Goldhagen alleges that the Pope supported Nazi Germany's "war of extermination against the Soviet Union, because he considered Bolshevism to be the Church's mortal enemy." Here, Goldhagen has his facts reversed. Pius XII actually assisted the Soviet Union during World War II. In response to diplomatic appeals made by President Franklin Roosevelt in the fall of 1941, the Pope agreed that American Catholics could support the extension of military aid, through the Lend-Lease program, to the Soviet Union after it was invaded by the Nazis. Although the Vatican always condemned Communism (and Nazism), the Pope believed that it was important to help the Russian people, who were the innocent victims of Nazi aggression. In their book, The Undeclared War, 1940-1941 (1953), William L. Langer and S. Everett Gleason discuss the Pope's surprising concession to Roosevelt by citing documents in the American archives. This episode is always ignored by Vatican critics because it blows a big hole in their theory that Pius XII turned a blind eye to Nazi atrocities; their argument being that Pius didn't want to undermine Germany during its war against the Soviet Union.

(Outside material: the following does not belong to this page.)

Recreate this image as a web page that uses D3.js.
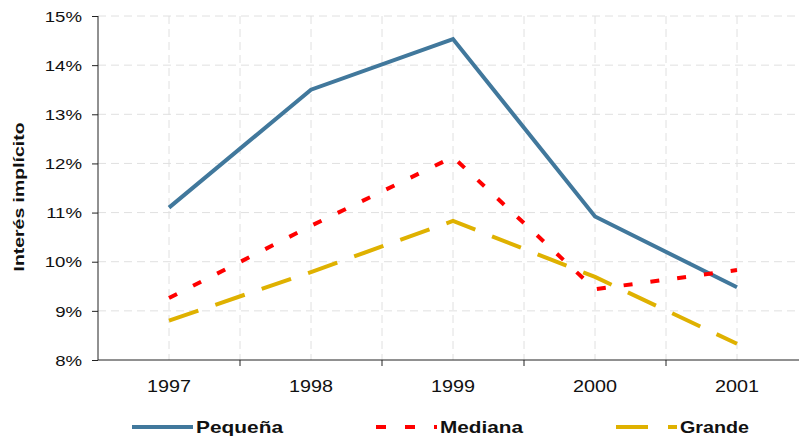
<!DOCTYPE html>
<html>
<head>
<meta charset="utf-8">
<script src="https://cdn.jsdelivr.net/npm/d3@7"></script>
<style>
  body { margin: 0; background: #fff; }
  text { font-family: Arial, "Liberation Sans", sans-serif; }
</style>
</head>
<body>
<div id="chart_div"></div>
<script>
// data
var years = ['1997', '1998', '1999', '2000', '2001'];
var pequena = [11.1, 13.5, 14.53, 10.92, 9.48];
var mediana = [9.26, 10.73, 12.13, 9.44, 9.83];
var grande = [8.8, 9.79, 10.83, 9.69, 8.33];
var yTicks = [8, 9, 10, 11, 12, 13, 14, 15];

var svg_width = 799,
  svg_height = 437,
  left = 98,
  right = 808,
  top_y = 16,
  bottom_y = 360;

var svg = d3.select('#chart_div')
  .append('svg')
  .attr('width', svg_width)
  .attr('height', svg_height);

var x = d3.scaleBand()
  .domain(years)
  .range([left, right]);

var y = d3.scaleLinear()
  .domain([8, 15])
  .range([bottom_y, top_y]);

// grid, dashed light grey
var grid = svg.append('g').attr('class', 'grid');
grid.selectAll('line.h')
  .data(yTicks.slice(1))
  .enter().append('line')
  .attr('x1', left).attr('x2', right)
  .attr('y1', function (d) { return y(d); })
  .attr('y2', function (d) { return y(d); })
  .attr('stroke', '#e0e0e0')
  .attr('stroke-width', 1)
  .attr('stroke-dasharray', '8,5');

// vertical grid at category centres and boundaries
var vlines = [];
years.forEach(function (d, i) {
  vlines.push(x(d) + x.bandwidth() / 2);
  if (i > 0) vlines.push(x(d));
});
grid.selectAll('line.v')
  .data(vlines)
  .enter().append('line')
  .attr('x1', function (d) { return d; })
  .attr('x2', function (d) { return d; })
  .attr('y1', top_y).attr('y2', bottom_y)
  .attr('stroke', '#e0e0e0')
  .attr('stroke-width', 1)
  .attr('stroke-dasharray', '8,5');

// y axis
var yAxis = d3.axisLeft(y)
  .tickValues(yTicks)
  .tickSize(6)
  .tickFormat(function (d) { return d + '%'; });
var gy = svg.append('g')
  .attr('transform', 'translate(' + left + ',0)')
  .call(yAxis);
gy.select('.domain').attr('stroke', '#222').attr('d', 'M0,' + top_y + 'V' + bottom_y);
gy.selectAll('.tick line').attr('stroke', '#222');
gy.selectAll('.tick text')
  .attr('x', -16)
  .attr('dy', '0.34em')
  .attr('fill', '#111')
  .style('font-size', '15.5px')
  .each(function () {
    // the original text is drawn a bit wider than plain Arial
    var w = this.getComputedTextLength();
    d3.select(this).attr('textLength', w * 1.2).attr('lengthAdjust', 'spacingAndGlyphs');
  });

// x axis, ticks on category boundaries
var gx = svg.append('g')
  .attr('transform', 'translate(0,' + bottom_y + ')');
gx.append('line')
  .attr('x1', left).attr('x2', right)
  .attr('stroke', '#222');
gx.selectAll('line.tick')
  .data(years.slice(1))
  .enter().append('line')
  .attr('x1', function (d) { return x(d); })
  .attr('x2', function (d) { return x(d); })
  .attr('y1', 0).attr('y2', 6)
  .attr('stroke', '#222');
gx.selectAll('text')
  .data(years)
  .enter().append('text')
  .attr('x', function (d) { return x(d) + x.bandwidth() / 2; })
  .attr('y', 32)
  .attr('text-anchor', 'middle')
  .attr('fill', '#111')
  .attr('textLength', 44)
  .attr('lengthAdjust', 'spacingAndGlyphs')
  .style('font-size', '17px')
  .text(function (d) { return d; });

// y label
svg.append('text')
  .attr('transform', 'translate(24,' + 197 + ') rotate(-90)')
  .attr('text-anchor', 'middle')
  .attr('style', 'font-size: 15px; font-weight: bold')
  .attr('fill', '#111')
  .attr('textLength', 149)
  .attr('lengthAdjust', 'spacingAndGlyphs')
  .text('Interés implícito');

var series = [
  { name: 'Pequeña', values: pequena, color: '#41789c', dash: null, legDash: null, tw: 87 },
  { name: 'Mediana', values: mediana, color: '#ff0000', dash: '9,18', legDash: '10,19', tw: 83 },
  { name: 'Grande', values: grande, color: '#dfb100', dash: '31,18', legDash: '32,20', tw: 69 }
];

var line = d3.line()
  .x(function (d, i) { return x(years[i]) + x.bandwidth() / 2; })
  .y(function (d) { return y(d); });

svg.selectAll('path.series')
  .data(series)
  .enter().append('path')
  .attr('class', 'series')
  .attr('d', function (d) { return line(d.values); })
  .attr('fill', 'none')
  .attr('stroke', function (d) { return d.color; })
  .attr('stroke-width', 4)
  .attr('stroke-dasharray', function (d) { return d.dash; });

// legend
var legendX = [132, 376, 616];
var legend = svg.append('g').attr('class', 'legend');
series.forEach(function (s, i) {
  legend.append('line')
    .attr('x1', legendX[i]).attr('x2', legendX[i] + 61)
    .attr('y1', 427).attr('y2', 427)
    .attr('stroke', s.color)
    .attr('stroke-width', 4)
    .attr('stroke-dasharray', s.legDash);
  legend.append('text')
    .attr('x', legendX[i] + 64)
    .attr('y', 433)
    .attr('fill', '#111')
    .attr('textLength', s.tw)
    .attr('lengthAdjust', 'spacingAndGlyphs')
    .attr('style', 'font-size: 16.5px; font-weight: bold')
    .text(s.name);
});
</script>
</body>
</html>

In Italy the Fascists pressured Pius XII to bless publicly the German invasion of the Soviet Union and were bitterly disappointed when he refused. On September 5, 1941, Monsignor Domenico Tardini, the secretary of the Vatican's Congregation of Extraordinary Ecclesiastical Affairs, explained the Vatican's refusal to Dr. Bernardo Attolico, Italy's ambassador to the Vatican. "I would be very happy to see Communism put out of action," Tardini said. "It is the worst enemy of the Church. But it is not the only enemy. Nazism has conducted a veritable persecution against the Church and continues to do so." Additionally, during audiences granted to Attolico in 1941, Spain's Foreign Minister Ramon Serrano-Suner in 1942, and the Hungarian Premier Nicholas Kallay in 1943, Pius XII was quoted by each of them as saying that the Nazis were far worse than the Soviets and that a Nazi victory would mean the end of Christianity in Europe. Vatican critics such as Goldhagen, Zuccotti, Carroll, Cornwell, and Phayer surrender their credibility when they peddle the absurd notion that the Pope would actually embrace a group of barbarians, who made no secret of their contempt for Christianity and who were brutally persecuting his own flock in Germany, Poland, and the rest of occupied Europe.